### What to work on
Quote all lines below exactly. Images stay out.

┏━━

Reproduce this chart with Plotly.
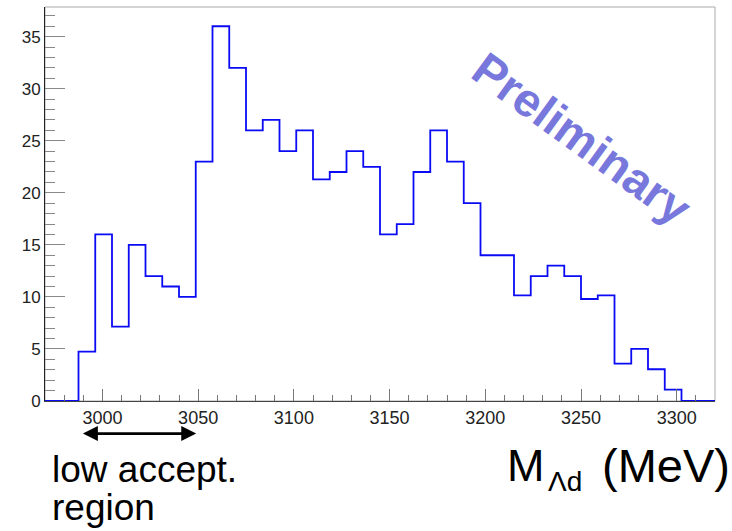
import plotly.graph_objects as go

# ---- data ----
BIN_LO = 2970.0
BIN_W = 8.75
counts = [0, 0, 4.75, 16, 7.15, 15, 12, 11, 10, 23,
          36, 32, 26, 27, 24, 26, 21.3, 22, 24, 22.5,
          16, 17, 22, 26, 23, 19, 14, 14, 10.15, 12,
          13, 12, 9.8, 10.15, 3.6, 5, 3.05, 1.1, 0, 0]
edges = [BIN_LO + BIN_W * i for i in range(len(counts) + 1)]
x_range = [2970, 3320]
y_range = [0, 37.85]
arrow_from, arrow_to = 2989, 3049

fig = go.Figure()
fig.add_trace(go.Scatter(
    x=edges, y=counts + [counts[-1]], mode="lines",
    line=dict(shape="hv", color="#0A0AF5", width=1.8),
    hoverinfo="skip", showlegend=False))

F = "Liberation Sans, Arial, sans-serif"
fig.update_xaxes(range=x_range, showgrid=False, zeroline=False,
                 showline=True, linecolor="#444", linewidth=1,
                 ticks="inside", ticklen=12, tickcolor="#777", tickwidth=1,
                 tick0=3000, dtick=50, tickfont=dict(family=F, size=18, color="#222"),
                 minor=dict(dtick=10, tick0=3000, ticks="inside", ticklen=6, tickcolor="#777"))
fig.update_yaxes(range=y_range, showgrid=False, zeroline=False,
                 showline=True, linecolor="#222", linewidth=1,
                 ticks="inside", ticklen=20, tickcolor="#888", tickwidth=1,
                 tick0=0, dtick=5, tickfont=dict(family=F, size=17, color="#222"),
                 minor=dict(dtick=1, ticks="inside", ticklen=10, tickcolor="#888"))

fig.add_shape(type="rect", xref="paper", yref="paper", x0=0, y0=0, x1=1, y1=1,
              line=dict(color="#aaa", width=1), layer="below")

ann = [
    dict(text="<b>Preliminary</b>", x=0.8018, y=0.6668, xref="paper", yref="paper",
         xanchor="center", yanchor="middle", textangle=36, showarrow=False,
         font=dict(family=F, size=47, color="#7878DC")),
    dict(text="low accept.", x=0.0078, y=-0.1734, xref="paper", yref="paper",
         xanchor="left", yanchor="middle", showarrow=False,
         font=dict(family=F, size=37, color="#000")),
    dict(text="region", x=0.0078, y=-0.2698, xref="paper", yref="paper",
         xanchor="left", yanchor="middle", showarrow=False,
         font=dict(family=F, size=37, color="#000")),
    dict(text="M", x=0.6867, y=-0.164, xref="paper", yref="paper",
         xanchor="left", yanchor="middle", showarrow=False,
         font=dict(family=F, size=45, color="#000")),
    dict(text="Λd", x=0.7485, y=-0.2043, xref="paper", yref="paper",
         xanchor="left", yanchor="middle", showarrow=False,
         font=dict(family=F, size=28, color="#000")),
    dict(text="(MeV)", x=1.0258, y=-0.164, xref="paper", yref="paper",
         xanchor="right", yanchor="middle", showarrow=False,
         font=dict(family=F, size=47, color="#000")),
    dict(text="", x=arrow_to, y=-0.0827, xref="x", yref="paper",
         ax=arrow_from, ay=0, axref="x", ayref="pixel",
         showarrow=True, arrowside="end+start", arrowhead=2, startarrowhead=2,
         arrowsize=1.07, startarrowsize=1.07, arrowwidth=2.8, arrowcolor="#000"),
]
fig.update_layout(annotations=ann, width=732, height=531,
                  margin=dict(l=45.3, r=17.3, t=6.7, b=130.3),
                  paper_bgcolor="white", plot_bgcolor="white")
fig.write_html("out.html")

┗━━

### Task response
Reproduce this chart with Plotly.
import plotly.graph_objects as go

# ---- data ----
BIN_LO = 2970.0
BIN_W = 8.75
counts = [0, 0, 4.75, 16, 7.15, 15, 12, 11, 10, 23,
          36, 32, 26, 27, 24, 26, 21.3, 22, 24, 22.5,
          16, 17, 22, 26, 23, 19, 14, 14, 10.15, 12,
          13, 12, 9.8, 10.15, 3.6, 5, 3.05, 1.1, 0, 0]
edges = [BIN_LO + BIN_W * i for i in range(len(counts) + 1)]
x_range = [2970, 3320]
y_range = [0, 37.85]
arrow_from, arrow_to = 2989, 3049

fig = go.Figure()
fig.add_trace(go.Scatter(
    x=edges, y=counts + [counts[-1]], mode="lines",
    line=dict(shape="hv", color="#0A0AF5", width=1.8),
    hoverinfo="skip", showlegend=False))

F = "Liberation Sans, Arial, sans-serif"
fig.update_xaxes(range=x_range, showgrid=False, zeroline=False,
                 showline=True, linecolor="#444", linewidth=1,
                 ticks="inside", ticklen=12, tickcolor="#777", tickwidth=1,
                 tick0=3000, dtick=50, tickfont=dict(family=F, size=18, color="#222"),
                 minor=dict(dtick=10, tick0=3000, ticks="inside", ticklen=6, tickcolor="#777"))
fig.update_yaxes(range=y_range, showgrid=False, zeroline=False,
                 showline=True, linecolor="#222", linewidth=1,
                 ticks="inside", ticklen=20, tickcolor="#888", tickwidth=1,
                 tick0=0, dtick=5, tickfont=dict(family=F, size=17, color="#222"),
                 minor=dict(dtick=1, ticks="inside", ticklen=10, tickcolor="#888"))

fig.add_shape(type="rect", xref="paper", yref="paper", x0=0, y0=0, x1=1, y1=1,
              line=dict(color="#aaa", width=1), layer="below")

ann = [
    dict(text="<b>Preliminary</b>", x=0.8018, y=0.6668, xref="paper", yref="paper",
         xanchor="center", yanchor="middle", textangle=36, showarrow=False,
         font=dict(family=F, size=47, color="#7878DC")),
    dict(text="low accept.", x=0.0078, y=-0.1734, xref="paper", yref="paper",
         xanchor="left", yanchor="middle", showarrow=False,
         font=dict(family=F, size=37, color="#000")),
    dict(text="region", x=0.0078, y=-0.2698, xref="paper", yref="paper",
         xanchor="left", yanchor="middle", showarrow=False,
         font=dict(family=F, size=37, color="#000")),
    dict(text="M", x=0.6867, y=-0.164, xref="paper", yref="paper",
         xanchor="left", yanchor="middle", showarrow=False,
         font=dict(family=F, size=45, color="#000")),
    dict(text="Λd", x=0.7485, y=-0.2043, xref="paper", yref="paper",
         xanchor="left", yanchor="middle", showarrow=False,
         font=dict(family=F, size=28, color="#000")),
    dict(text="(MeV)", x=1.0258, y=-0.164, xref="paper", yref="paper",
         xanchor="right", yanchor="middle", showarrow=False,
         font=dict(family=F, size=47, color="#000")),
    dict(text="", x=arrow_to, y=-0.0827, xref="x", yref="paper",
         ax=arrow_from, ay=0, axref="x", ayref="pixel",
         showarrow=True, arrowside="end+start", arrowhead=2, startarrowhead=2,
         arrowsize=1.07, startarrowsize=1.07, arrowwidth=2.8, arrowcolor="#000"),
]
fig.update_layout(annotations=ann, width=732, height=531,
                  margin=dict(l=45.3, r=17.3, t=6.7, b=130.3),
                  paper_bgcolor="white", plot_bgcolor="white")
fig.write_html("out.html")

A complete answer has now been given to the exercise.